Spray impact on a smooth, unheated surface: drop impact cavity diameter vs time

A dense water spray impacting a smooth, unheated glass surface is studied. Average drop diameter is 90-60 microns; average axial velocity is 7.5-12 m/s for nozzle pressures of 1.4-4.2 bar gage, respectively, from PDPA data. Average spray Weber numbers are 70-130. Half the spray mass flux is due to larger drops with Weber numbers of 200-800, causing the splashed secondary drops and large impact cavities with longer lifetimes. Liquid film thickness is about 160 microns at all radii over the present range of nozzle pressures, with transient fluctuations of 30-40 microns. This thickness increases vs drop radial impact location, and decreases vs nozzle pressure.
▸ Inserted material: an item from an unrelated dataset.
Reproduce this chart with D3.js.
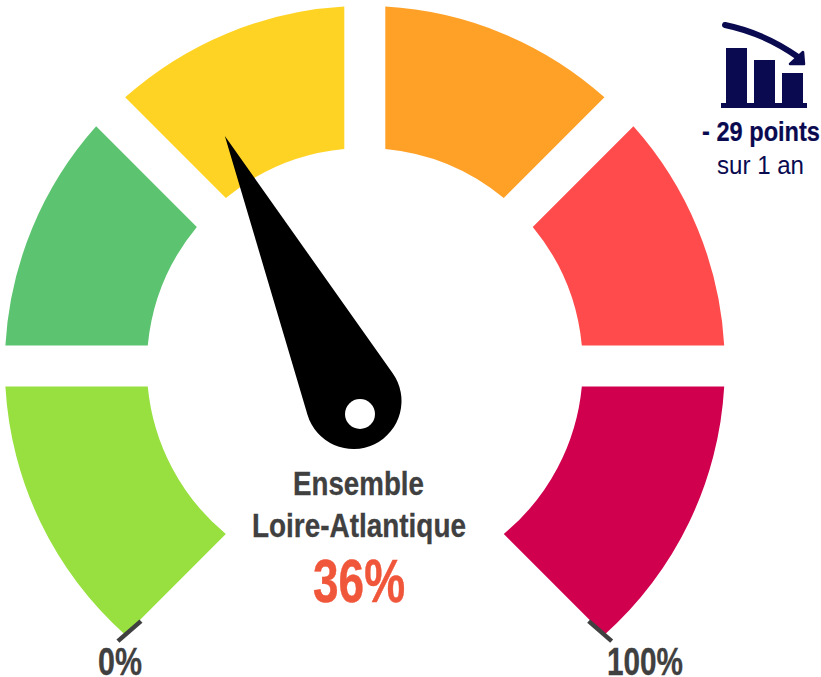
<!DOCTYPE html>
<html><head><meta charset="utf-8">
<script src="https://cdnjs.cloudflare.com/ajax/libs/d3/7.8.5/d3.min.js"></script>
<style>html,body{margin:0;padding:0;background:#fff}svg{display:block}text{font-family:"Liberation Sans",Arial,sans-serif}</style>
</head><body><svg id="c" width="821" height="677"></svg>
<script>
// data
const bands = ["b1","b2","b3","b4","b5","b6"];
const bandColors = ["#98E03F","#5CC470","#FFD323","#FFA127","#FF4B4B","#D0004F"];
const gaugeValue = 36;
const gaugeDomain = [0, 100];
const tickValues = [0, 100];
const tickLabels = ["0%", "100%"];
const iconBars = [55, 43, 30];
const titleLines = ["Ensemble", "Loire-Atlantique"];
const valueLabel = "36%";
const trendLines = ["- 29 points", "sur 1 an"];

const svg = d3.select("#c");
const cx = 364.8, cy = 366, rOuter = 360, rInner = 218, halfGap = 20.5;
const rad = d => d * Math.PI / 180;
const angle = d3.scaleLinear().domain(gaugeDomain).range([-135, 135]);
const band = d3.scaleBand().domain(bands).range(gaugeDomain);

// Each band is bounded by lines parallel to its radial edges. The outermost
// edges of the gauge lie beyond the 135 degree lines, not inside them.
function bandPath(d, i) {
  const a0 = rad(angle(band(d))), a1 = rad(angle(band(d) + band.bandwidth()));
  const o0 = i === 0 ? -halfGap : halfGap;
  const o1 = i === bands.length - 1 ? halfGap : -halfGap;
  const at = (a, o, r) => a + Math.asin(o / r) - Math.PI / 2;
  const p = d3.path();
  const s = at(a0, o0, rOuter), e = at(a1, o1, rOuter);
  p.moveTo(rOuter * Math.cos(s), rOuter * Math.sin(s));
  p.arc(0, 0, rOuter, s, e, false);
  p.arc(0, 0, rInner, at(a1, o1, rInner), at(a0, o0, rInner), true);
  p.closePath();
  return p.toString();
}
const g = svg.append("g").attr("transform", `translate(${cx},${cy})`);
g.selectAll("path").data(bands).join("path")
  .attr("fill", (d, i) => bandColors[i])
  .attr("d", bandPath);

// end ticks at the tips of the first and last band
const tickR = 354.5, tickLen = 30.5, tickOver = 3.4, tickLean = -4;
tickValues.forEach(v => {
  const s = v === gaugeDomain[0] ? -1 : 1;
  const a = rad(angle(v) + s * tickOver), b = rad(angle(v) + s * tickLean);
  const mx = tickR * Math.sin(a), my = -tickR * Math.cos(a);
  const tx = Math.sin(b) * tickLen / 2, ty = -Math.cos(b) * tickLen / 2;
  g.append("line").attr("x1", mx - tx).attr("y1", my - ty).attr("x2", mx + tx).attr("y2", my + ty)
    .attr("stroke", "#404040").attr("stroke-width", 4.5);
});

// needle
const hubX = 353.5, hubY = 401, hubR = 48, tipLen = 294.5, holeDx = 6.5, holeDy = 13, holeR = 15;
const needleOffset = 11.9; // drawn needle sits off the scale's pure rotation
const needleAngle = angle(gaugeValue) + needleOffset;
const tan = Math.asin(hubR / tipLen);
const p = d3.path();
p.moveTo(0, -tipLen);
p.lineTo(hubR * Math.cos(tan), -hubR * Math.sin(tan));
p.arc(0, 0, hubR, -tan, Math.PI + tan);
p.closePath();
svg.append("path").attr("d", p.toString()).attr("fill", "#000")
  .attr("transform", `translate(${hubX},${hubY}) rotate(${needleAngle})`);
svg.append("circle").attr("cx", hubX + holeDx).attr("cy", hubY + holeDy).attr("r", holeR).attr("fill", "#fff");

// texts
function fit(t, x, y, size, len, weight, color, sw) {
  svg.append("text").attr("x", x).attr("y", y).attr("font-size", size).attr("font-weight", weight)
    .attr("fill", color).attr("stroke", color).attr("stroke-width", sw || 0)
    .attr("text-anchor", "middle").attr("textLength", len)
    .attr("lengthAdjust", "spacingAndGlyphs").text(t);
}
fit(titleLines[0], 358.5, 495, 33, 131, "bold", "#404040", 0.3);
fit(titleLines[1], 359, 537, 33, 214, "bold", "#404040", 0.3);
fit(valueLabel, 359, 602, 62, 92, "bold", "#F0563A", 0.5);
fit(tickLabels[0], 120, 675, 38, 44, "bold", "#404040", 0.3);
fit(tickLabels[1], 645, 675, 38, 76, "bold", "#404040", 0.3);
fit(trendLines[0], 761, 141, 27, 118, "bold", "#0A0A50", 0.2);
fit(trendLines[1], 760.5, 174, 25, 87, "normal", "#0A0A50");

// trend icon
const navy = "#0A0A50";
const iconBase = 103;
const iconY = d3.scaleLinear().domain([0, 55]).range([iconBase, iconBase - 55]);
const iconX = d3.scaleBand().domain(iconBars.map((d, i) => i)).range([726, 803]).paddingInner(0.25);
svg.selectAll("rect.bar").data(iconBars).join("rect").attr("class", "bar")
  .attr("x", (d, i) => iconX(i)).attr("width", iconX.bandwidth())
  .attr("y", d => iconY(d)).attr("height", d => iconBase - iconY(d)).attr("fill", navy);
svg.append("rect").attr("x", 721).attr("y", iconBase).attr("width", 86).attr("height", 5).attr("fill", navy);
svg.append("path").attr("d", "M725,25 Q764,33 798,57").attr("fill", "none")
  .attr("stroke", navy).attr("stroke-width", 6).attr("stroke-linecap", "round");
svg.append("path").attr("d", "M803,52 L804,64 L790,64 Z").attr("fill", navy)
  .attr("stroke", navy).attr("stroke-width", 2.5).attr("stroke-linejoin", "round");
</script></body></html>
Drop impact cavity diameter from video images is 0.5 mm-1.5 mm, giving drop diameters of 100-300 microns, consistent with the PDPA data. Spray drop impact cavity growth vs time is fit approximately by ($t)^{\mathrm{0.2}}$ as seen in the literature. These results will be used to improve correlations in an existing preliminary Monte Carlo model of the complex spray impact process. It is believed that the transient thin liquid films formed beneath the droplet impact cavities are an important source of heat transfer augmentation via transient conduction.